Len Garrison was born in St Thomas, Jamaica. His father, Ernest Samuel Garrison — a cabinet maker born in Hopewell, Hanover — and mother, Albertha Adassa Garrison, a school teacher born in Somerset, St Andrew, migrated to Britain in 1952 and 1953 respectively, and Len joined them there in west London in 1954 shortly before the birth of the first of his British siblings, sister Janet in May 1954. This was followed by the birth of his brothers, Owen (b. July 1955), Albert (b. October 1957) and Michael (b. November 1959).
Garrison's early training was as a photographer, a passion from his childhood, which he studied at King's College London. He went on to become a specialist medical photographer at Guy's Hospital, as well as an active freelance photographer for the West Indian Gazette. His educationalist training began in 1971 when he attended Ruskin College, gaining a diploma in development studies. He later gained a BA at the University of Sussex in African history and Caribbean history, then went on to an MA in local history from Leicester University.

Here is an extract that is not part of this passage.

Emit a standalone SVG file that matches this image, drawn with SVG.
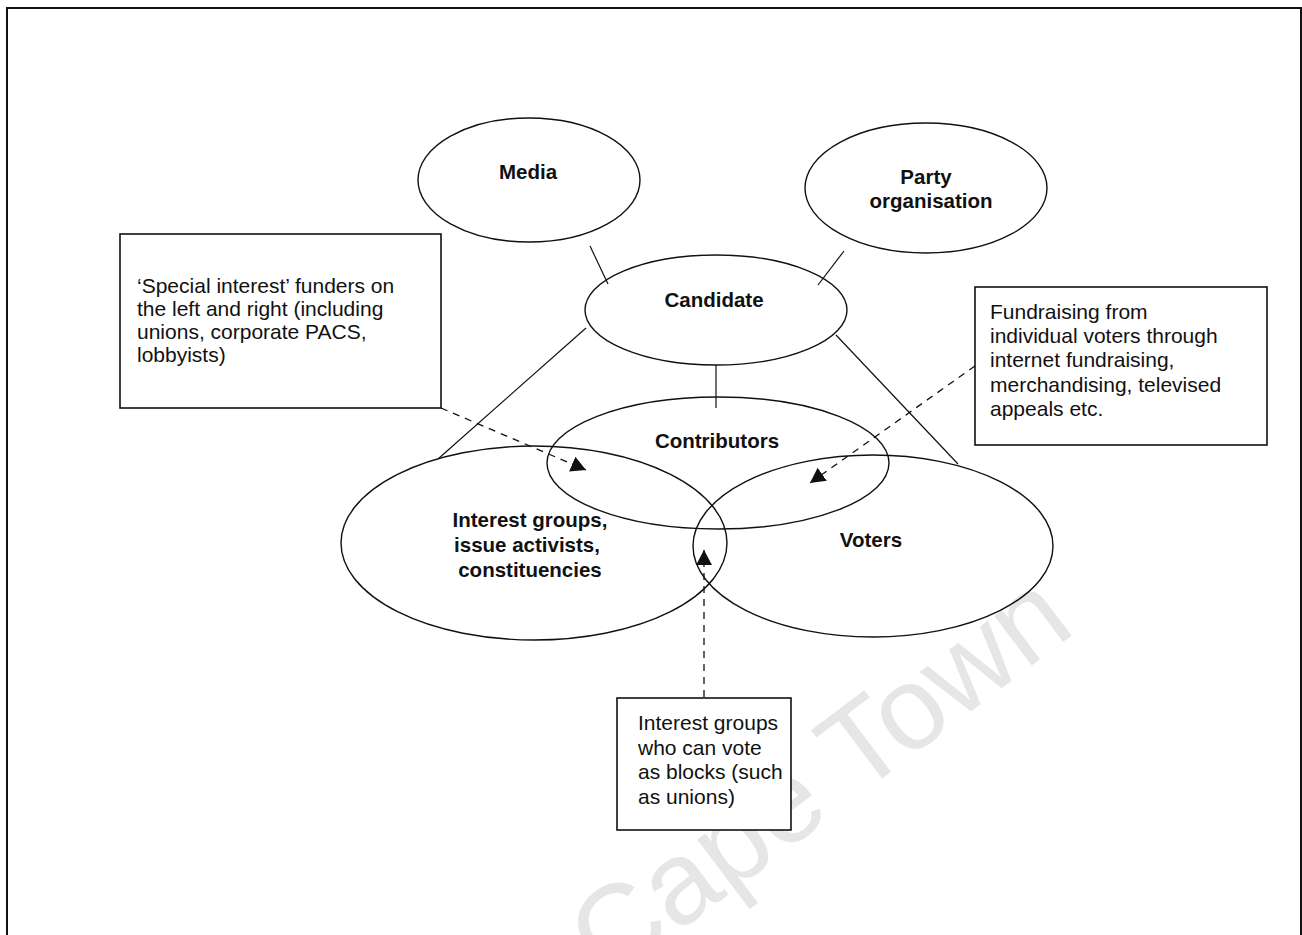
<svg xmlns="http://www.w3.org/2000/svg" width="1302" height="935" viewBox="0 0 1302 935">
<style>
.bg{fill:#fff}
.frame{fill:none;stroke:#111;stroke-width:2}
.node{fill:none;stroke:#111;stroke-width:1.4}
.box{fill:#fff;stroke:#111;stroke-width:1.6}
.lbl{font-family:"Liberation Sans",Arial,sans-serif;font-size:20.5px;font-weight:bold;fill:#111;text-anchor:middle}
.txt{font-family:"Liberation Sans",Arial,sans-serif;font-size:21px;fill:#111}
.link{fill:none;stroke:#111;stroke-width:1.2}
.dash{fill:none;stroke:#111;stroke-width:1.3;stroke-dasharray:7,6}
.wm{font-family:"Liberation Sans",Arial,sans-serif;font-size:118px;fill:#e6e6e6}
</style>
<defs>
<marker id="ah" markerWidth="18" markerHeight="18" refX="15" refY="8" orient="auto" markerUnits="userSpaceOnUse">
<path d="M0,0 L15,8 L0,16 Z" fill="#111"/>
</marker>
</defs>
<rect class="bg" x="0" y="0" width="1302" height="935"/>
<text class="wm" transform="translate(608,985) rotate(-37)">Cape Town</text>
<path class="frame" d="M7,935 L7,8 L1301,8 L1301,935"/>
<g id="connectors">
<line class="link" x1="590" y1="246" x2="608" y2="284"/>
<line class="link" x1="844" y1="251" x2="818" y2="285"/>
<line class="link" x1="586" y1="328" x2="438" y2="459"/>
<line class="link" x1="836" y1="335" x2="958" y2="464"/>
<line class="link" x1="716" y1="365" x2="716" y2="408"/>
<line class="dash" x1="441" y1="408" x2="586" y2="470" marker-end="url(#ah)"/>
<line class="dash" x1="975" y1="366" x2="810" y2="483" marker-end="url(#ah)"/>
<line class="dash" x1="704" y1="697" x2="704" y2="550" marker-end="url(#ah)"/>
</g>
<g id="media">
<ellipse class="node" cx="529" cy="180" rx="111" ry="62"/>
<text class="lbl" x="528" y="179">Media</text>
</g>
<g id="party">
<ellipse class="node" cx="926" cy="188" rx="121" ry="65"/>
<text class="lbl" x="926" y="184">Party</text>
<text class="lbl" x="931" y="208">organisation</text>
</g>
<g id="candidate">
<ellipse class="node" cx="716" cy="310" rx="131" ry="55"/>
<text class="lbl" x="714" y="307">Candidate</text>
</g>
<g id="contributors">
<ellipse class="node" cx="718" cy="463" rx="171" ry="66"/>
<text class="lbl" x="717" y="448">Contributors</text>
</g>
<g id="interest-groups">
<ellipse class="node" cx="534" cy="543" rx="193" ry="97"/>
<text class="lbl" x="530" y="527">Interest groups,</text>
<text class="lbl" x="527" y="552">issue activists,</text>
<text class="lbl" x="530" y="577">constituencies</text>
</g>
<g id="voters">
<ellipse class="node" cx="873" cy="546" rx="180" ry="91"/>
<text class="lbl" x="871" y="547">Voters</text>
</g>
<g id="box-special">
<rect class="box" x="120" y="234" width="321" height="174"/>
<text class="txt" x="137" y="293">‘Special interest’ funders on</text>
<text class="txt" x="137" y="316">the left and right (including</text>
<text class="txt" x="137" y="339">unions, corporate PACS,</text>
<text class="txt" x="137" y="362">lobbyists)</text>
</g>
<g id="box-fundraising">
<rect class="box" x="975" y="287" width="292" height="158"/>
<text class="txt" x="990" y="319">Fundraising from</text>
<text class="txt" x="990" y="343">individual voters through</text>
<text class="txt" x="990" y="367">internet fundraising,</text>
<text class="txt" x="990" y="392">merchandising, televised</text>
<text class="txt" x="990" y="416">appeals etc.</text>
</g>
<g id="box-blocks">
<rect class="box" x="617" y="698" width="174" height="132"/>
<text class="txt" x="638" y="730">Interest groups</text>
<text class="txt" x="638" y="755">who can vote</text>
<text class="txt" x="638" y="779">as blocks (such</text>
<text class="txt" x="638" y="804">as unions)</text>
</g>
</svg>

In 1987 he married his wife Marie, and they had a son, Tunde, born 10 December 1990.
Following his degree from Sussex, Garrison was invited to represent Britain at FESTAC - the Festival of Arts and Culture in Nigeria in 1977 (Festac Town), where his presentation was based on his dissertation on the Rastafarian movement that he had written while at Ruskin College. Ansel Wong's brief biography of Garrison in the opening of Garrison's book of poetry, Beyond Babylon, reveals that the dissertation was subsequently developed into a book, now in its second reprint — Black Youth Rastafarianisim and Identity Crisis in Britain.